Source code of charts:
--- start ---

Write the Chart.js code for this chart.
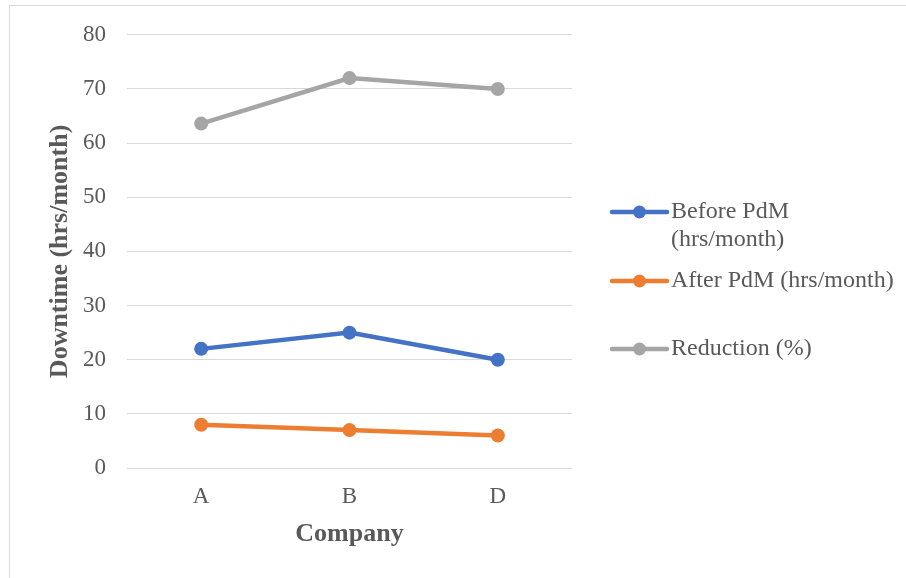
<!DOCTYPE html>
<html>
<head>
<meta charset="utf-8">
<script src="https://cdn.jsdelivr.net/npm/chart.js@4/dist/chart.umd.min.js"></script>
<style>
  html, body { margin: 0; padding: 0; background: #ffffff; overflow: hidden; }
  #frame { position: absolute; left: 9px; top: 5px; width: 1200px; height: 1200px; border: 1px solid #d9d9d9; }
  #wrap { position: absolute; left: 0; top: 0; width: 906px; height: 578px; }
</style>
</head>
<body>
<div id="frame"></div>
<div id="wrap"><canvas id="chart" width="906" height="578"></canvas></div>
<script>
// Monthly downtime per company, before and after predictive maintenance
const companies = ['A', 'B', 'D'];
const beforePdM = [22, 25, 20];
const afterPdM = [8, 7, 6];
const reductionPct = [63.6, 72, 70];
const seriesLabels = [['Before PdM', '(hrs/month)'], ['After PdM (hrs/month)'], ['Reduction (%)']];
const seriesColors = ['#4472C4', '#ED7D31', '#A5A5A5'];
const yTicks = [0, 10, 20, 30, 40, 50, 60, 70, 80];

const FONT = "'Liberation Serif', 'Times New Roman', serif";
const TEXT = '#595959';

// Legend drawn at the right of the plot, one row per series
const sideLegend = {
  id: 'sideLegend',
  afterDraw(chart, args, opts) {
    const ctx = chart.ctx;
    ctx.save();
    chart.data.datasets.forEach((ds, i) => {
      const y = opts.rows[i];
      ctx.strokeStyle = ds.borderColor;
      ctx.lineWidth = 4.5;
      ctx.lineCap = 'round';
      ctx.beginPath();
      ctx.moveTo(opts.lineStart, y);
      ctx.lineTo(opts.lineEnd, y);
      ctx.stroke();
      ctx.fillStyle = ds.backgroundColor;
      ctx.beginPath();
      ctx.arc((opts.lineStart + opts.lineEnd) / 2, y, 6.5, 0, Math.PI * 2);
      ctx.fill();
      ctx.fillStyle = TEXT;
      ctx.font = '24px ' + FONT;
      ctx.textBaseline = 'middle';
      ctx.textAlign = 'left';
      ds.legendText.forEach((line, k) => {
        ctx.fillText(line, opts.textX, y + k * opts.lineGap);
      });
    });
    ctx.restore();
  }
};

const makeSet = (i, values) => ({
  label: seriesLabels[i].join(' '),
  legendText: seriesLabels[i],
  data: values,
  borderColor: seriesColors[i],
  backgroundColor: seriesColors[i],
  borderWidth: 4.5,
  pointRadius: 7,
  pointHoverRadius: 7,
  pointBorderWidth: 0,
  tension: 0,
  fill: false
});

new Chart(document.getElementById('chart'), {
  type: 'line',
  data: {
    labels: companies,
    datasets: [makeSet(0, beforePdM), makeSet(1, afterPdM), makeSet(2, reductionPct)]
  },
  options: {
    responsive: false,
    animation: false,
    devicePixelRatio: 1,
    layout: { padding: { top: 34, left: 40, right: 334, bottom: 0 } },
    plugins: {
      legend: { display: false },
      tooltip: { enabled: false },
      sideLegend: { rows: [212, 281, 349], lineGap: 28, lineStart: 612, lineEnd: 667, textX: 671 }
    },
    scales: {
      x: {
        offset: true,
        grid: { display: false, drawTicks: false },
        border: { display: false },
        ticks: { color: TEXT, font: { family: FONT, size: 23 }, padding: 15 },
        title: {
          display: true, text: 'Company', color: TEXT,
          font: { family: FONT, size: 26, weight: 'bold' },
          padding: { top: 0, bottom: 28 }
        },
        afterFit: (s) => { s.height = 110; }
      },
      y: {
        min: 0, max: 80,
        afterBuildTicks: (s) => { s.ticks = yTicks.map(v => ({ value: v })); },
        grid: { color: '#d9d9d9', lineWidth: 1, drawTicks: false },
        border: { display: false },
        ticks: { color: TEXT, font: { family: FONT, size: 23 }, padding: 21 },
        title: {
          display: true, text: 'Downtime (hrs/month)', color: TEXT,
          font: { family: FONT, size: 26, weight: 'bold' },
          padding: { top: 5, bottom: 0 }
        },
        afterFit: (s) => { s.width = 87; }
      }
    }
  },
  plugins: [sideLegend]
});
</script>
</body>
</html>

--- end ---
--- start ---

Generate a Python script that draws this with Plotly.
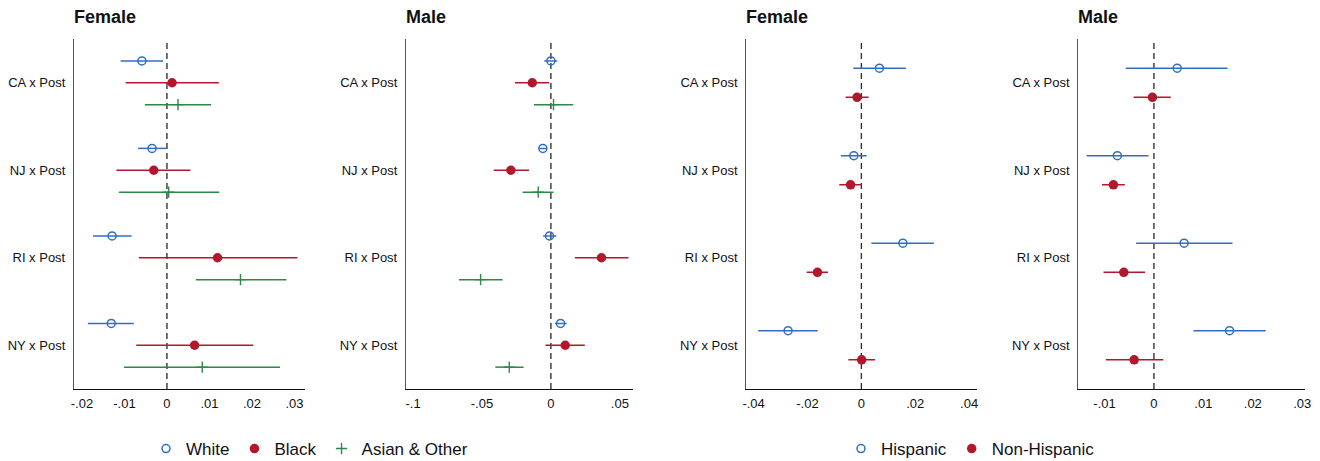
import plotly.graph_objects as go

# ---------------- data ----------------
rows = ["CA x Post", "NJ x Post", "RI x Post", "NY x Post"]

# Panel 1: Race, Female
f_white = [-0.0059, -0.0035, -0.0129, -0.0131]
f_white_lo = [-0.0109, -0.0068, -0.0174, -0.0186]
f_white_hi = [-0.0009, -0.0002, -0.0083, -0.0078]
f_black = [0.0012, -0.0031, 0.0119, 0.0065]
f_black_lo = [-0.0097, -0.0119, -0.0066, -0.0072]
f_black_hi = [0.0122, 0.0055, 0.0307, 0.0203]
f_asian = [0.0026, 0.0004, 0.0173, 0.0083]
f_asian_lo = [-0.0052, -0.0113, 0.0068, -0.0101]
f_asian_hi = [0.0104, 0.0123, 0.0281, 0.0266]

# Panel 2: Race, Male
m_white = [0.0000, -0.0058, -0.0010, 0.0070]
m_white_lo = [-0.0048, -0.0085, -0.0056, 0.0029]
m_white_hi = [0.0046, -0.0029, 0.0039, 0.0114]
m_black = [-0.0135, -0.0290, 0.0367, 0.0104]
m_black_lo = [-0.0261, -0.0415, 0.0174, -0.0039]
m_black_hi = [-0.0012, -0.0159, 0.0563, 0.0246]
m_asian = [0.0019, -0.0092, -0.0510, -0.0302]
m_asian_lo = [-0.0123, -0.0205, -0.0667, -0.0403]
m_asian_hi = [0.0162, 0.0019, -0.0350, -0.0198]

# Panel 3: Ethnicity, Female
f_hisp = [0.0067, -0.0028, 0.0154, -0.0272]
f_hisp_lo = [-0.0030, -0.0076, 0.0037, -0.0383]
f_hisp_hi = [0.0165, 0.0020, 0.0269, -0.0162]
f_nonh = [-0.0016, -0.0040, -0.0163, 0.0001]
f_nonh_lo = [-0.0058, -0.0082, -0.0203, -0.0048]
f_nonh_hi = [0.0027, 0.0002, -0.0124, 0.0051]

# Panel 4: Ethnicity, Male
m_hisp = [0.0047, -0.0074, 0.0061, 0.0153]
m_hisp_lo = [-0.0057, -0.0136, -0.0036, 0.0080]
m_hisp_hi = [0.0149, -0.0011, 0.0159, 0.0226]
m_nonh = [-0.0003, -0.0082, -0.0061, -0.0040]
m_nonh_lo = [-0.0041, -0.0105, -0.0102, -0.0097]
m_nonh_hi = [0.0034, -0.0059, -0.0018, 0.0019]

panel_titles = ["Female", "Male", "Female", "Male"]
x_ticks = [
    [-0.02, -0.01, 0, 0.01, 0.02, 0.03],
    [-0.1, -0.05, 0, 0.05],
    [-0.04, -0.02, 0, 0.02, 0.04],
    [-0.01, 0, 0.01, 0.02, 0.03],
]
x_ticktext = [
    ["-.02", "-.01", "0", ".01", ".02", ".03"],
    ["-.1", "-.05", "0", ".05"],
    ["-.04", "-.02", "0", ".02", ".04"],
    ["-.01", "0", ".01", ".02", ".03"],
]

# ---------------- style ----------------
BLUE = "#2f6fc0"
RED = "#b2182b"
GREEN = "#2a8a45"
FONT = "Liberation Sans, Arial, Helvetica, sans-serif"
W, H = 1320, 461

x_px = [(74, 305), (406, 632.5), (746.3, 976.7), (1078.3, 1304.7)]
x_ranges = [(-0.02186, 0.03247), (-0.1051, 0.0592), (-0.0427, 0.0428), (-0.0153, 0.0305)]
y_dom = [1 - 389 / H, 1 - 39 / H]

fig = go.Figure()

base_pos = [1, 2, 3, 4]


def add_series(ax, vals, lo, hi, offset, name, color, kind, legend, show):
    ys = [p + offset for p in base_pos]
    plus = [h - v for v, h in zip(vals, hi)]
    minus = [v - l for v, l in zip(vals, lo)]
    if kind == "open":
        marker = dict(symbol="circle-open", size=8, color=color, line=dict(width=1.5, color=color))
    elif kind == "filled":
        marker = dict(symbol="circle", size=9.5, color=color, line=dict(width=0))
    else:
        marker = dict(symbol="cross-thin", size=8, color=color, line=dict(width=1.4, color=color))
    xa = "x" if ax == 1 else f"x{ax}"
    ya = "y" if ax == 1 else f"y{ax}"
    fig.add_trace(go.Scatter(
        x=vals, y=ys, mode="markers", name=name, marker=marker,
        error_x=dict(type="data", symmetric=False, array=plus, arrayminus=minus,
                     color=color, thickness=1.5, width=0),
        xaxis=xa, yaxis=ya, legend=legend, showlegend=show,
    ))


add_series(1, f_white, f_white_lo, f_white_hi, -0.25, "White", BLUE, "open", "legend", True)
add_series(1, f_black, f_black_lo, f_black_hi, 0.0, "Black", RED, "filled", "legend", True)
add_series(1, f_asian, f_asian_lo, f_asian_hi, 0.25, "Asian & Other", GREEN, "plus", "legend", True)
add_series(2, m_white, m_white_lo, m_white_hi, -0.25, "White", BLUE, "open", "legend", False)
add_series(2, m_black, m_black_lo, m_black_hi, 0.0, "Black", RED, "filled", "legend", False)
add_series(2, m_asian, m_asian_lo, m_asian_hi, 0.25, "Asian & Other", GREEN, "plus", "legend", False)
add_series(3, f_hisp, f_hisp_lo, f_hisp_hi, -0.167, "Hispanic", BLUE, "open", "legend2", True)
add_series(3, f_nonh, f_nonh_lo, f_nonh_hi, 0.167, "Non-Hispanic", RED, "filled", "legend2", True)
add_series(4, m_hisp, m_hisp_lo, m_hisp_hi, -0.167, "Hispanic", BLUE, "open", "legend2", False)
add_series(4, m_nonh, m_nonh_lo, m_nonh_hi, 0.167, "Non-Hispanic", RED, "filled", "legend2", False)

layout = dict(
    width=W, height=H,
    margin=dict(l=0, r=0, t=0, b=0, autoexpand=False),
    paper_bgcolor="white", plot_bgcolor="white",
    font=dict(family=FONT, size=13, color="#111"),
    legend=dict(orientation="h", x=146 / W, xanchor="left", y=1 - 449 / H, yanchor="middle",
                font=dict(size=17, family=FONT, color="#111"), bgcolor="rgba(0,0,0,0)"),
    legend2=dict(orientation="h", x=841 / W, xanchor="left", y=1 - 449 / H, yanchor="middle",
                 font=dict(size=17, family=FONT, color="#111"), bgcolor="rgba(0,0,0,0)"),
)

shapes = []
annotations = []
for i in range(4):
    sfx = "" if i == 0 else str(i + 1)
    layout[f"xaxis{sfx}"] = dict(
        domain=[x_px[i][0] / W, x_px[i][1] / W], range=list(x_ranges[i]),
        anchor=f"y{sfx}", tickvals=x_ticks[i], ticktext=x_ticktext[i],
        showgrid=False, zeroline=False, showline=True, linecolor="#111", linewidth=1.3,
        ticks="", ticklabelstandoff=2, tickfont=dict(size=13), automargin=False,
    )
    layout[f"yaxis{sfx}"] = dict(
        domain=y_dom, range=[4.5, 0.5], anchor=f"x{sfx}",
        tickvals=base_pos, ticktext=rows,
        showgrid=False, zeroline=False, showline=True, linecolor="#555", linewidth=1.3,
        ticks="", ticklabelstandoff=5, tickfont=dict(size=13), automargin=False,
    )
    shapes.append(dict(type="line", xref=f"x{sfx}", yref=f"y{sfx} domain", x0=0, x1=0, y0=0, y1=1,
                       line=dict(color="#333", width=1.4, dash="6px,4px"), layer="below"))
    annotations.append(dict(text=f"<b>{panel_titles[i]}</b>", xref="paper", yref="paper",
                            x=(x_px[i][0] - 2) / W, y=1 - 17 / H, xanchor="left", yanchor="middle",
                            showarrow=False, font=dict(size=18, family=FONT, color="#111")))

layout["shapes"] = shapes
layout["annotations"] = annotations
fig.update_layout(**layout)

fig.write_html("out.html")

--- end ---

OBJECTIVE: Leave out the pictures, and copy only the lines from the one holding "Generate a Python" through the one holding "f_asian_hi = [0.0104, 0.0123, 0.0281, 0.0266]", exactly as written.

RESULT OF THIS EXERCISE:
Generate a Python script that draws this with Plotly.
import plotly.graph_objects as go

# ---------------- data ----------------
rows = ["CA x Post", "NJ x Post", "RI x Post", "NY x Post"]

# Panel 1: Race, Female
f_white = [-0.0059, -0.0035, -0.0129, -0.0131]
f_white_lo = [-0.0109, -0.0068, -0.0174, -0.0186]
f_white_hi = [-0.0009, -0.0002, -0.0083, -0.0078]
f_black = [0.0012, -0.0031, 0.0119, 0.0065]
f_black_lo = [-0.0097, -0.0119, -0.0066, -0.0072]
f_black_hi = [0.0122, 0.0055, 0.0307, 0.0203]
f_asian = [0.0026, 0.0004, 0.0173, 0.0083]
f_asian_lo = [-0.0052, -0.0113, 0.0068, -0.0101]
f_asian_hi = [0.0104, 0.0123, 0.0281, 0.0266]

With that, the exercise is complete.